Sports statistics gathering
Sports analysts and enthusiasts use web scraping tools to extract sports statistics, player information, and game results from various sports websites.
Product reviews and ratings
Companies use web scraping tools to extract customer reviews and ratings from e-commerce sites, helping them understand customer sentiment and improve products.
Social media analytics
Social media marketers use web scraping tools to extract data from platforms like Twitter, Facebook, and Instagram for sentiment analysis, follower engagement, and trending topics.
Scrape public data from the web at scale
With SOAX, you can take advantage of over 191 million ethically sourced proxies to ensure your web scraping is fast and efficient, without CAPTCHA blocks or downtime. Our diverse proxy network covers 195 countries and enables data scraping from almost any location while avoiding detection.
If you’re new to web scraping, our customer support team and documentation is available 24/7. You can trial SOAX proxies today for just $1.99.
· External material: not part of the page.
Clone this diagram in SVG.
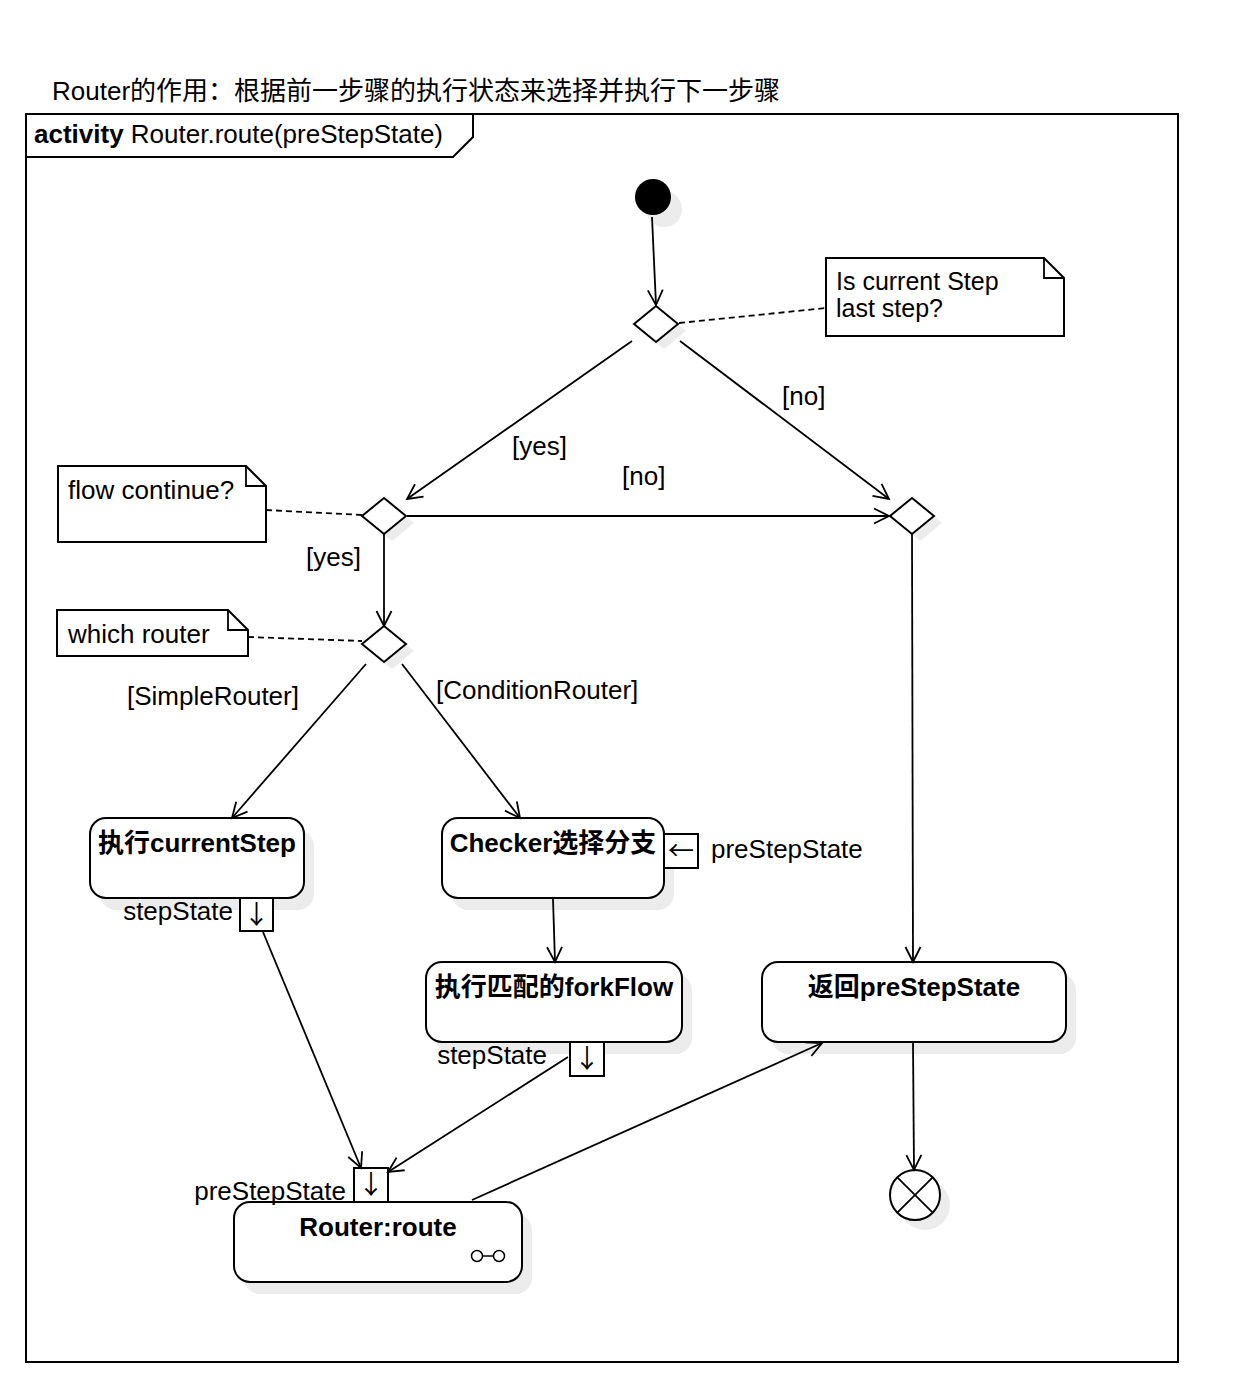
<svg xmlns="http://www.w3.org/2000/svg" width="1252" height="1396" viewBox="0 0 1252 1396">
<defs>
<style>
text{font-family:"Liberation Sans","Noto Sans CJK SC",sans-serif;font-size:26px;fill:#000}
.b{font-weight:bold}
.line{fill:none;stroke:#000;stroke-width:1.8}
.dash{fill:none;stroke:#000;stroke-width:1.8;stroke-dasharray:6,4}
.box{fill:#fff;stroke:#000;stroke-width:2}
.sh{fill:#ececec;stroke:none}
.pin{font-family:"Noto Sans CJK SC","DejaVu Sans",sans-serif;font-size:26px;fill:#000}
.nt{font-size:25px}
</style>
<marker id="arr" viewBox="0 0 20 20" refX="17" refY="10" markerWidth="20" markerHeight="20" markerUnits="userSpaceOnUse" orient="auto">
<path d="M2,2.5 L17,10 L2,17.5" fill="none" stroke="#000" stroke-width="1.8"/>
</marker>
</defs>
<rect width="1252" height="1396" fill="#fff"/>
<text x="52" y="100">Router的作用：根据前一步骤的执行状态来选择并执行下一步骤</text>
<g id="frame">
<rect x="26" y="114" width="1152" height="1248" fill="none" stroke="#000" stroke-width="2"/>
<path d="M26,157 L453,157 L473,137 L473,114" fill="none" stroke="#000" stroke-width="2"/>
<text x="34" y="143"><tspan class="b">activity</tspan> Router.route(preStepState)</text>
</g>
<g id="initial">
<circle class="sh" cx="664" cy="209" r="18"/>
<circle cx="653" cy="197" r="18" fill="#000"/>
</g>
<g id="d1">
<path class="sh" d="M664,313 L686,331 L664,349 L642,331 Z"/>
<path class="box" d="M656,306 L678,324 L656,342 L634,324 Z"/>
</g>
<g id="note1">
<path class="box" d="M826,258 L1044,258 L1064,278 L1064,336 L826,336 Z"/>
<path class="line" d="M1044,258 L1044,278 L1064,278"/>
<text class="nt" x="836" y="290">Is current Step</text>
<text class="nt" x="836" y="317">last step?</text>
</g>
<g id="d2">
<path class="sh" d="M392,505 L414,523 L392,541 L370,523 Z"/>
<path class="box" d="M384,498 L406,516 L384,534 L362,516 Z"/>
</g>
<g id="d3">
<path class="sh" d="M920,505 L942,523 L920,541 L898,523 Z"/>
<path class="box" d="M912,498 L934,516 L912,534 L890,516 Z"/>
</g>
<g id="d4">
<path class="sh" d="M392,633 L414,651 L392,669 L370,651 Z"/>
<path class="box" d="M384,626 L406,644 L384,662 L362,644 Z"/>
</g>
<g id="note2">
<path class="box" d="M58,466 L246,466 L266,486 L266,542 L58,542 Z"/>
<path class="line" d="M246,466 L246,486 L266,486"/>
<text x="68" y="499">flow continue?</text>
</g>
<g id="note3">
<path class="box" d="M57,610 L228,610 L248,630 L248,656 L57,656 Z"/>
<path class="line" d="M228,610 L228,630 L248,630"/>
<text x="68" y="643">which router</text>
</g>
<g id="currentStep">
<rect class="sh" x="100" y="830" width="214" height="80" rx="16"/>
<rect class="box" x="90" y="818" width="214" height="80" rx="16"/>
<text class="b" x="197" y="852" text-anchor="middle">执行currentStep</text>
<rect class="box" x="240" y="898" width="33" height="33"/>
<text class="pin" x="256.5" y="924" text-anchor="middle">↓</text>
<text x="233" y="920" text-anchor="end">stepState</text>
</g>
<g id="checker">
<rect class="sh" x="452" y="830" width="222" height="80" rx="16"/>
<rect class="box" x="442" y="818" width="222" height="80" rx="16"/>
<text class="b" x="553" y="852" text-anchor="middle">Checker选择分支</text>
<rect class="box" x="664" y="834" width="34" height="34"/>
<text class="pin" x="681" y="860" text-anchor="middle">←</text>
<text x="711" y="858">preStepState</text>
</g>
<g id="forkFlow">
<rect class="sh" x="436" y="974" width="256" height="80" rx="16"/>
<rect class="box" x="426" y="962" width="256" height="80" rx="16"/>
<text class="b" x="554" y="996" text-anchor="middle">执行匹配的forkFlow</text>
<rect class="box" x="570" y="1042" width="34" height="34"/>
<text class="pin" x="587" y="1068" text-anchor="middle">↓</text>
<text x="547" y="1064" text-anchor="end">stepState</text>
</g>
<g id="returnState">
<rect class="sh" x="772" y="974" width="304" height="80" rx="16"/>
<rect class="box" x="762" y="962" width="304" height="80" rx="16"/>
<text class="b" x="914" y="996" text-anchor="middle">返回preStepState</text>
</g>
<g id="routerRoute">
<rect class="sh" x="244" y="1214" width="288" height="80" rx="16"/>
<rect class="box" x="234" y="1202" width="288" height="80" rx="16"/>
<text class="b" x="378" y="1236" text-anchor="middle">Router:route</text>
<circle cx="477" cy="1256" r="5.5" fill="#fff" stroke="#000" stroke-width="1.5"/>
<circle cx="499" cy="1256" r="5.5" fill="#fff" stroke="#000" stroke-width="1.5"/>
<line x1="482.5" y1="1256" x2="493.5" y2="1256" stroke="#000" stroke-width="1.5"/>
<rect class="box" x="354" y="1168" width="34" height="34"/>
<text class="pin" x="371" y="1194" text-anchor="middle">↓</text>
<text x="346" y="1200" text-anchor="end">preStepState</text>
</g>
<g id="final">
<circle class="sh" cx="925" cy="1205" r="25"/>
<circle class="box" cx="915" cy="1195" r="25"/>
<line class="line" x1="897.3" y1="1177.3" x2="932.7" y2="1212.7"/>
<line class="line" x1="932.7" y1="1177.3" x2="897.3" y2="1212.7"/>
</g>
<g id="connectors">
<line class="line" x1="652" y1="217" x2="656" y2="305" marker-end="url(#arr)"/>
<line class="line" x1="632" y1="341" x2="407" y2="499" marker-end="url(#arr)"/>
<line class="line" x1="680" y1="341" x2="889" y2="499" marker-end="url(#arr)"/>
<line class="line" x1="407" y1="516" x2="889" y2="516" marker-end="url(#arr)"/>
<line class="line" x1="384" y1="534" x2="384" y2="626" marker-end="url(#arr)"/>
<line class="line" x1="366" y1="664" x2="232" y2="818" marker-end="url(#arr)"/>
<line class="line" x1="402" y1="664" x2="520" y2="818" marker-end="url(#arr)"/>
<line class="line" x1="912" y1="534" x2="913" y2="962" marker-end="url(#arr)"/>
<line class="line" x1="553" y1="899" x2="555" y2="962" marker-end="url(#arr)"/>
<line class="line" x1="263" y1="932" x2="361" y2="1168" marker-end="url(#arr)"/>
<line class="line" x1="568" y1="1057" x2="388" y2="1172" marker-end="url(#arr)"/>
<line class="line" x1="472" y1="1200" x2="822" y2="1043" marker-end="url(#arr)"/>
<line class="line" x1="913" y1="1043" x2="914" y2="1170" marker-end="url(#arr)"/>
<line class="dash" x1="679" y1="323" x2="826" y2="308"/>
<line class="dash" x1="266" y1="510" x2="362" y2="515"/>
<line class="dash" x1="248" y1="637" x2="362" y2="641"/>
<text x="512" y="455">[yes]</text>
<text x="782" y="405">[no]</text>
<text x="622" y="485">[no]</text>
<text x="306" y="566">[yes]</text>
<text x="127" y="705">[SimpleRouter]</text>
<text x="436" y="699">[ConditionRouter]</text>
</g>
</svg>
Frequently asked questions
What is a web crawler?
A web crawler, also known as a spider or bot, is a computer program designed to systematically browse the internet, visiting web pages and collecting the information on them. The primary function of a web crawler is to navigate through websites by following links from one page to another, and then index the content it encounters.
Search engines use web crawlers to create searchable indexes of the vast amount of information available on the web. The process of web crawling is essential for maintaining up-to-date search engine databases and providing users with relevant and timely search results.
What is indexing?
Indexing is the process of organizing and storing information in a structured manner to facilitate quick and efficient retrieval. In the context of web crawling, indexing involves creating a catalog or database that maps keywords, terms, or phrases to the corresponding web pages or content. This organized structure enables search engines and other systems to quickly locate and present relevant information when users perform searches.
Indexing plays a crucial role in enhancing the speed and efficiency of information retrieval, allowing users to access specific content quickly without the need to scan through every page on the web.
When should I use web scraping vs. web crawling?
The choice between web scraping and web crawling depends on your specific goals and requirements. If you need a list of URLs from a website, a web crawler will be all you need. The web crawler will follow links from one page to another until it has found all the linked pages. You can set a web crawler to follow internal links only, or to follow external links to other websites as well.
If you need specific information from a webpage, a web scraper tool will allow you to set specific parameters for data which it will then return in the format of your choice. A web scraper will use locators to find the data you need and will parse the data string for you.